In the last ten years the world has changed considerably – and naturally so, as change is the centre of everything. Over the past decade technological innovation in consumer products has acted as the sole driver of change, not only in the way we work but the way we communicate as human beings: emoticons act as a substitute for human expression, liking a friends picture on Facebook is our way of showing that we acknowledge their existence (as opposed to actually talking to them), and Face Timing saves actual physical interaction between one another.
It’s a cynical perception of modern interaction but it’s a difficult one to shake when the average person on the street prefers the glow of their smartphone screen, as opposed to appreciating the world around them… or merely having common sense and paying attention to others and the real-world dangers of busy, bustling streets. But the technological changes of the last decade have brought with them an inevitability, that in order to remain relevant in the modern world, the possession of a smart-phone is just the start – for those wishing that the tech world would stop dictating how we live our lives, you’re in for a disappointing future.
As the smartphone market’s rapid and continuous growth begins to ease for the first time since the release of the iPhone in 2007, it signals a familiar hunger for innovation in the consumer market – and with innovation comes change.
“For those wishing that the tech world would stop dictating how we live our lives, you’re in for a disappointing future.”
Over the last few months Apple has been the target of a critical outlet derived from the company’s questionable self-description as a ‘world-leader’ in product innovation. In April, Apple reported a nearly 13% drop in iPhone sales for the first quarter of 2016, the first decline in revenue the company has experienced in almost a decade. Countless articles regarding Apple’s ability to innovate ensued, but what these critiques failed to take into consideration is that the smartphone market as a whole has seen a decrease in sales and thus consumer interest. What was once a beacon of innovation and interest, has now become a market that is slowly starting to realise its own limitations. Regardless of this decline in market growth, Samsung still view the smartphone as a beacon of consumer-product innovation – the slogan of the marketing campaign for their most recent flagship product, the Galaxy S7/S7 Edge, urges consumers to ‘rethink what a phone can do’. This smartphone campaign, for the first time, adopted a double-focus, pulling attention towards a virtual reality headset.
In September 2014, Samsung announced its first venture into virtual reality: the Gear VR headset, a counterpart accessory to the Galaxy S7/S7 Edge. The headset, powered by and developed with VR specialists Oculus, marks virtual realities first mature growth spurt, as the the market transitions from the experimental phase and into the mainstream. This growth is almost certainly going to continue, as Sony plans to release their own Oculus-powered VR headset, titled Playstation VR, in October 2016, signalling one of the biggest steps forward in the evolution of gaming.
“The iPhone changed the way we do things in our-day-to-day lives but VR is posing that we change life itself…”

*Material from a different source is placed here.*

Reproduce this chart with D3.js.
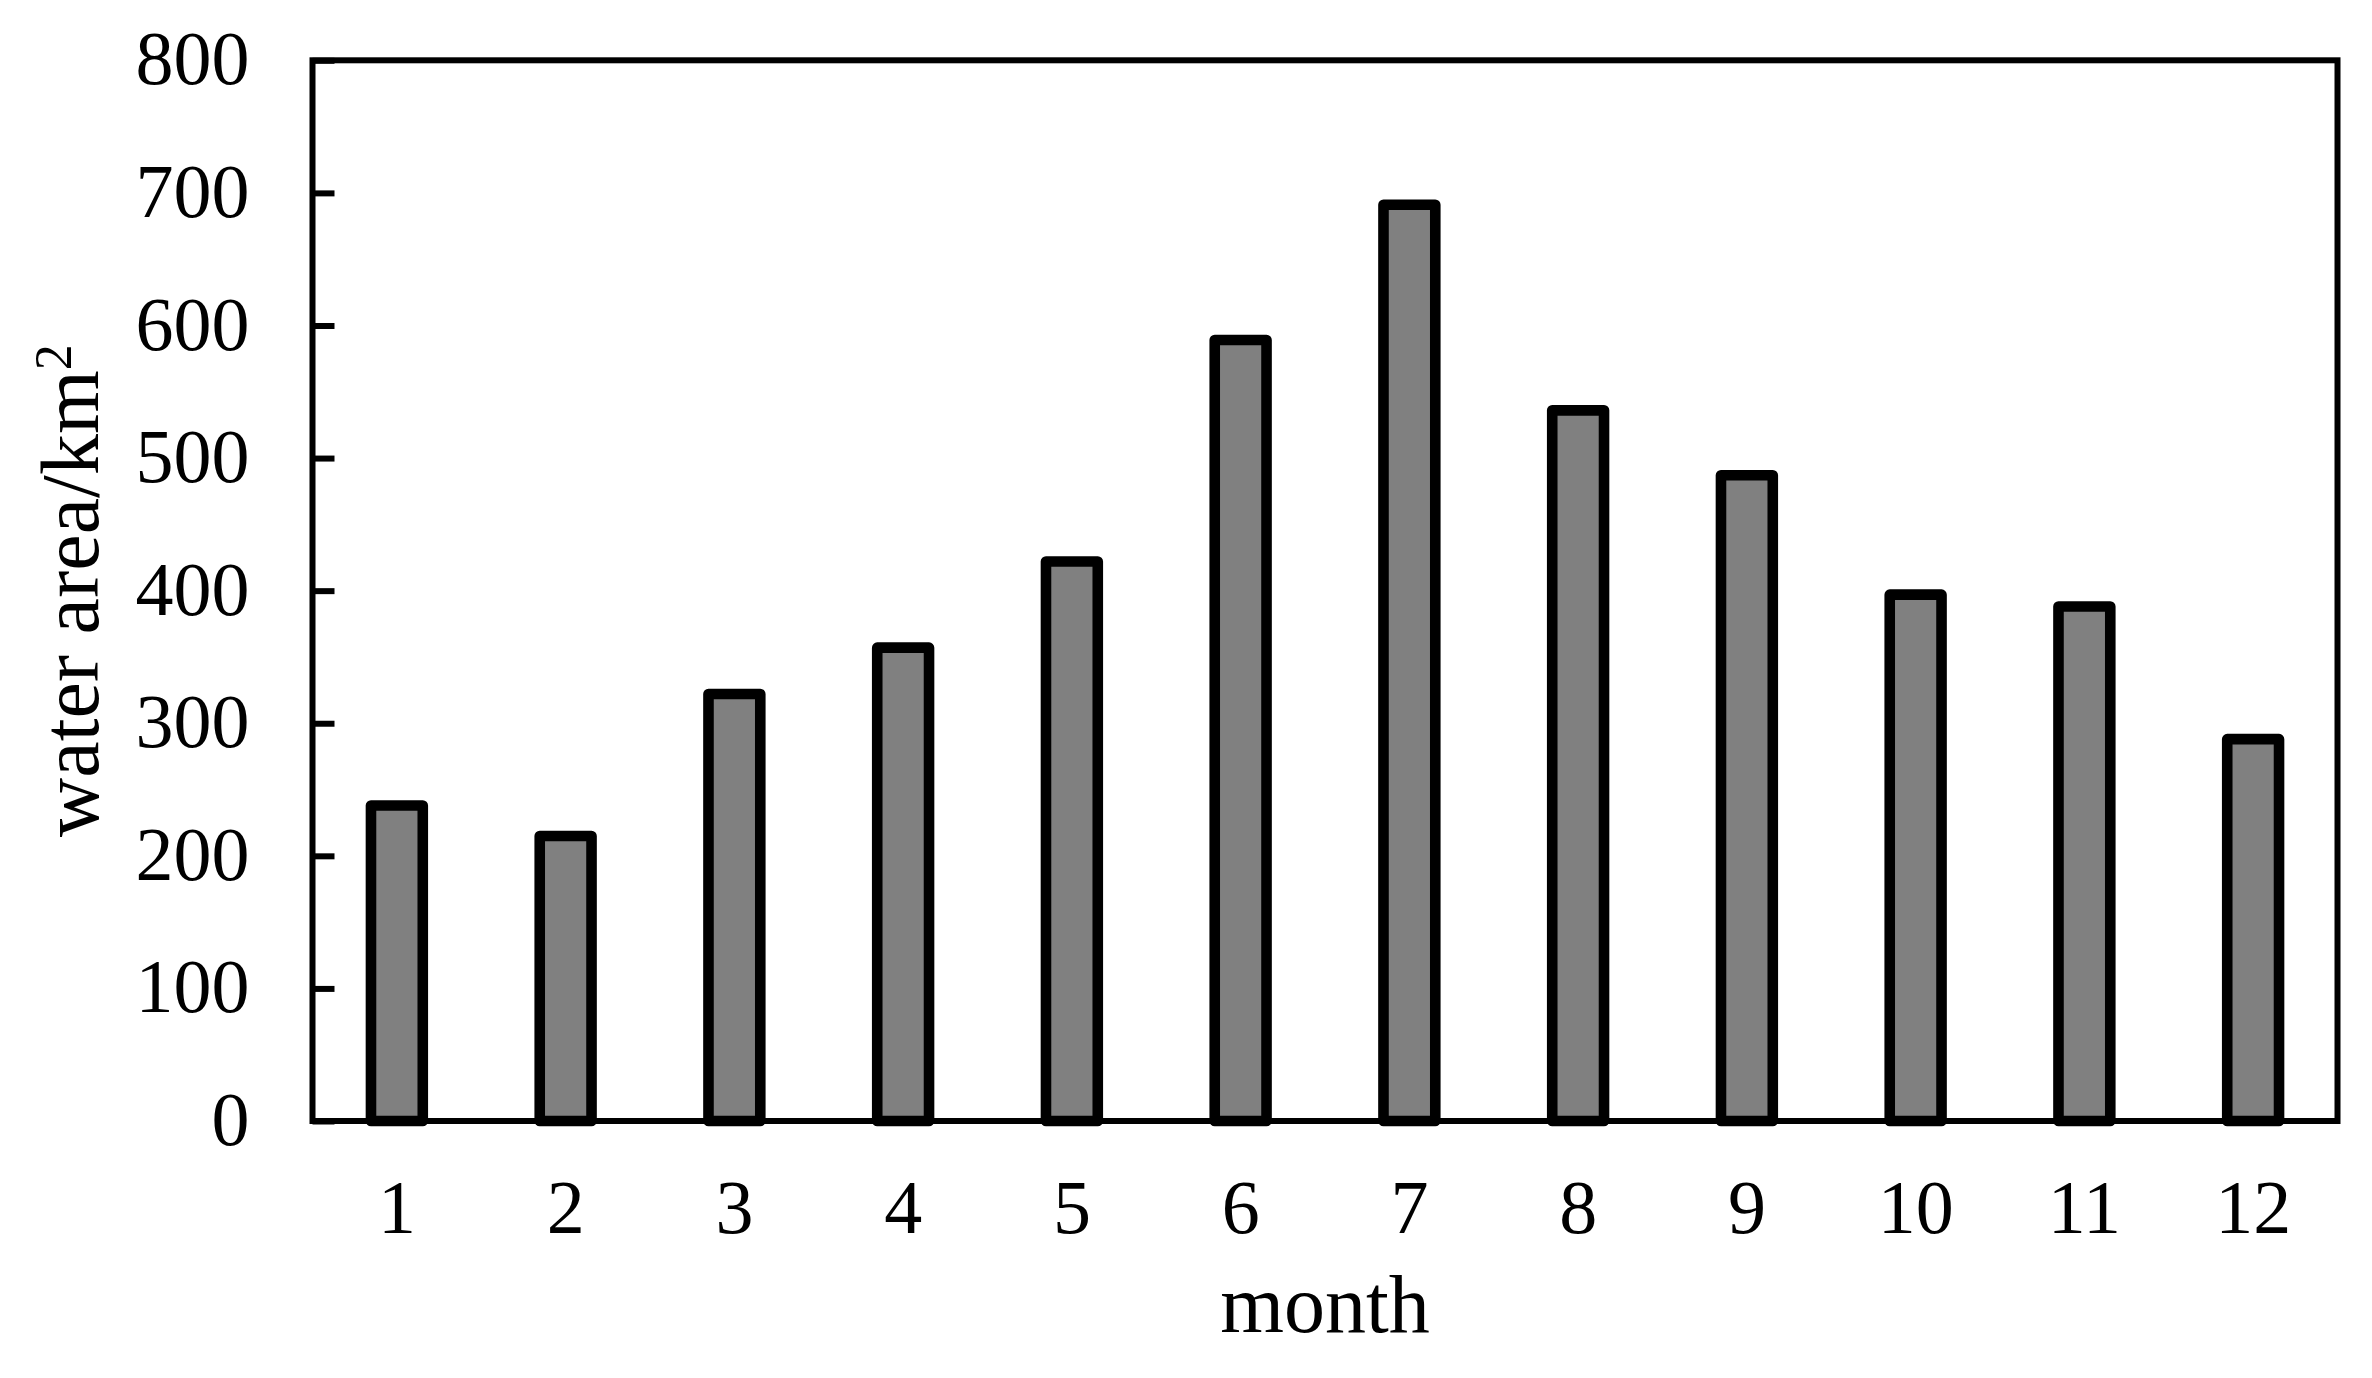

Where smartphones are about innovation in communication, human interaction, entertainment distribution and (most importantly) efficiency in our day-to-day lives, virtual reality at this point in time, appears to be about innovation through entertainment and communication. The iPhone changed the way we do things in our-day-to-day lives but VR is positing that we change life itself – the platform has proven its ability to create immersive experiences through gaming and even filmmaking, as well as other more surprising areas. For example, the British pop-electronic group Years & Years held the first VR gig for Samsung Galaxy Gear users earlier this year, as part of the company’s VR campaign. It may take some time for the notion of VR to catch-on with the masses but for the moment the platform is intent on proving not only its power and worth, but also that it’s the future. When you think about the significance of the smart-phone in our day-to-day lives ten years ago in comparison to its importance today, one can only think the takeover of VR in the next ten years is an inevitable notion – and if you recall the picture of a beaming Mark Zuckerberg strolling down an isle in-between endless rows of a conference audience wearing Oculus Rift VR headsets, that inevitable notion suddenly transforms into a very rational fear of the future.